Do you really think that Alonzo Church made his own work more difficult just to make others feel excluded? That's ludicrous.
... just like Euclidean geometry, it was created by a geometer for "internal usage". I am not contesting the usefulness of lambda calculus in academic contexts!
I am just saying that lambda calculus is not the best approach in an engineering context, because it's too abstract, just like in practical terms, I see little use of Euclidean geometry in proving new theorems.
There isn't, in the similar sense that there is no inherent value in spending two hours assembling a bicycle then traveling with it one mile instead of simply taking 20 minutes to walk one mile.
Lambda calculus was not created as a better way of multiplying two numbers, just like you do not construct a bicycle to travel one mile. They have grander, or more ambitious, purposes. Multiplying two numbers or travelling one mile in over two hours simply serve as demonstrations of some of the capabilities of what was constructed.
Lambda calculus was created to help study computability; to explore mathematics with mathematics.
Yeah I'm not sure. Actually, I wouldn't be surprised if I made a hidden commutativity assumption that would surface if I tried to justify treating multiplication as repeated addition like that.
Lambda calculus is model for abstract computation. Any computation. The fact that it can express and operationally reduce arithmetic is just a proof of usefulness, but it's not supposed to be limited to that.
I lost interest at the 'minimalist gossip newspaper' analogy. In my opinion the power of the analogy is exaggerated. The text was easy to undestand until that part.
I thought it was clear. I would start with 1, not 0 for the first example of the derivation of Natural numbers via succession or the related Peano axiom. I know some texts start with 1 and others 0, but given counting most likely started with objects, it is more fundamental to begin with 1. The concept of nothing or zero just seems an abstract step away. Nice treatment of the lambda calculus.

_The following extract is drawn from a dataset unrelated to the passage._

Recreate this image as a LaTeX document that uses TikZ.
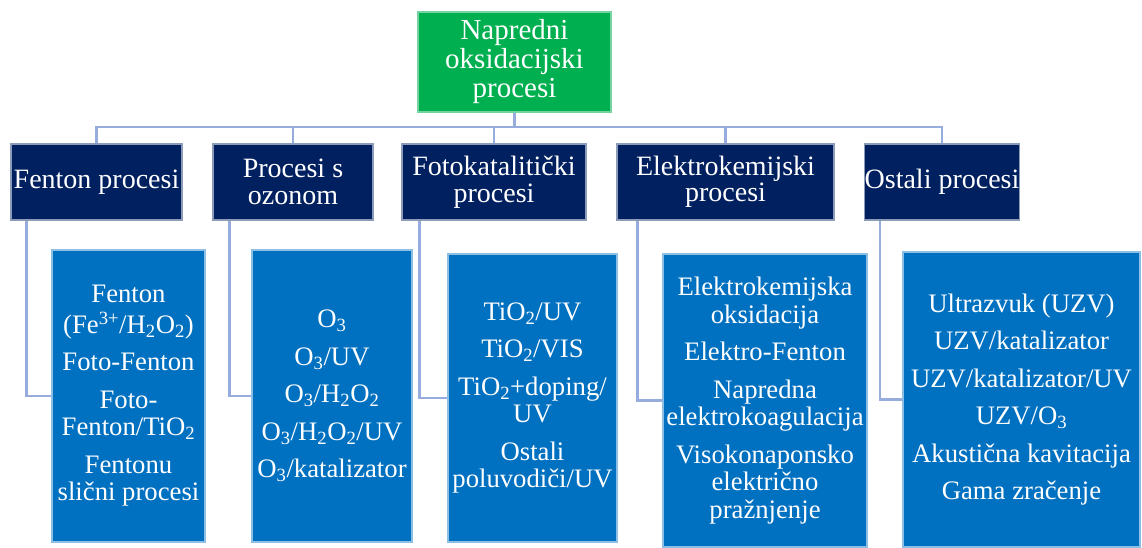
\documentclass[tikz,border=0pt]{standalone}
\usepackage{fontspec}
\setmainfont{Liberation Serif}
\definecolor{topgreen}{RGB}{0,176,80}
\definecolor{navy}{RGB}{0,32,96}
\definecolor{midblue}{RGB}{0,112,192}
\definecolor{linkcol}{RGB}{150,172,222}
\begin{document}
\begin{tikzpicture}[x=1pt,y=-1pt,
  topbox/.style={fill=topgreen, draw=topgreen!55!white, line width=1.2pt, text=white, align=center, inner sep=0pt,
     font=\fontsize{29}{29}\selectfont},
  catbox/.style={fill=navy, draw=navy!45!white, line width=1.2pt, text=white, align=center, inner sep=0pt,
     minimum height=76pt, font=\fontsize{28}{26.5}\selectfont},
  listbox/.style={fill=midblue, draw=midblue!45!white, line width=1.2pt, text=white, align=center, inner sep=0pt,
     font=\fontsize{26.7}{27.5}\selectfont},
  link/.style={draw=linkcol, line width=2.2pt}
]
\useasboundingbox (0,0) rectangle (1142,547);
% top
\node[topbox, minimum width=193pt, minimum height=100pt] (top) at (514.5,62) {Napredni\\oksidacijski\\procesi};
% level 2
\node[catbox, minimum width=171pt] (f2) at (96.5,182) {Fenton procesi};
\node[catbox, minimum width=160pt] (o2) at (293,182) {Procesi s\\ozonom};
\node[catbox, minimum width=184pt] (k2) at (494,182) {Fotokatalitički\\procesi};
\node[catbox, minimum width=217pt] (e2) at (725.5,182) {Elektrokemijski\\procesi};
\node[catbox, minimum width=152pt] (s2) at (942,182) {Ostali procesi};
% level 3
\node[listbox, minimum width=153pt, minimum height=292pt] (f3) at (128.5,396)
  {Fenton\\[3pt](Fe\textsuperscript{3+}/H\textsubscript{2}O\textsubscript{2})\\[10pt]Foto-Fenton\\[10pt]Foto-\\Fenton/TiO\textsubscript{2}\\[10pt]Fentonu\\slični procesi};
\node[listbox, minimum width=160pt, minimum height=292pt] (o3) at (332,396)
  {O\textsubscript{3}\\[10pt]O\textsubscript{3}/UV\\[10pt]O\textsubscript{3}/H\textsubscript{2}O\textsubscript{2}\\[10pt]O\textsubscript{3}/H\textsubscript{2}O\textsubscript{2}/UV\\[10pt]O\textsubscript{3}/katalizator};
\node[listbox, minimum width=169pt, minimum height=288pt] (k3) at (532.5,398)
  {TiO\textsubscript{2}/UV\\[10pt]TiO\textsubscript{2}/VIS\\[10pt]TiO\textsubscript{2}+doping/\\UV\\[10pt]Ostali\\poluvodiči/UV};
\node[listbox, minimum width=204pt, minimum height=293pt] (e3) at (765,400.5)
  {Elektrokemijska\\oksidacija\\[10pt]Elektro-Fenton\\[10pt]Napredna\\elektrokoagulacija\\[10pt]Visokonaponsko\\električno\\pražnjenje};
\node[listbox, minimum width=237pt, minimum height=295pt] (s3) at (1021.5,399.5)
  {Ultrazvuk (UZV)\\[10pt]UZV/katalizator\\[10pt]UZV/katalizator/UV\\[10pt]UZV/O\textsubscript{3}\\[10pt]Akustična kavitacija\\[10pt]Gama zračenje};
% connectors
\coordinate (bus) at (0,127);
\foreach \n in {f2,o2,k2,e2,s2}{
  \draw[link] (top.south) -- (top.south |- bus) -| (\n.north);
}
\draw[link] ([xshift=16pt]f2.south west) |- (f3.west);
\draw[link] ([xshift=17pt]o2.south west) |- (o3.west);
\draw[link] ([xshift=18pt]k2.south west) |- (k3.west);
\draw[link] ([xshift=21pt]e2.south west) |- (e3.west);
\draw[link] ([xshift=16pt]s2.south west) |- (s3.west);
\end{tikzpicture}
\end{document}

Lambda Calculus is actually extremely simple, and in my opinion, boring. When I took a unit on it in college, I guess the prof didn't do a good job motivating it. It's just substitution, and sometimes renaming variables. Nothing really useful, innovative, or interesting, except as representing computable functions.
I find "To Dissect A Mockingbird" a more intuitive and simpler explanation of Lambda Calculus. I think the visuals help a lot.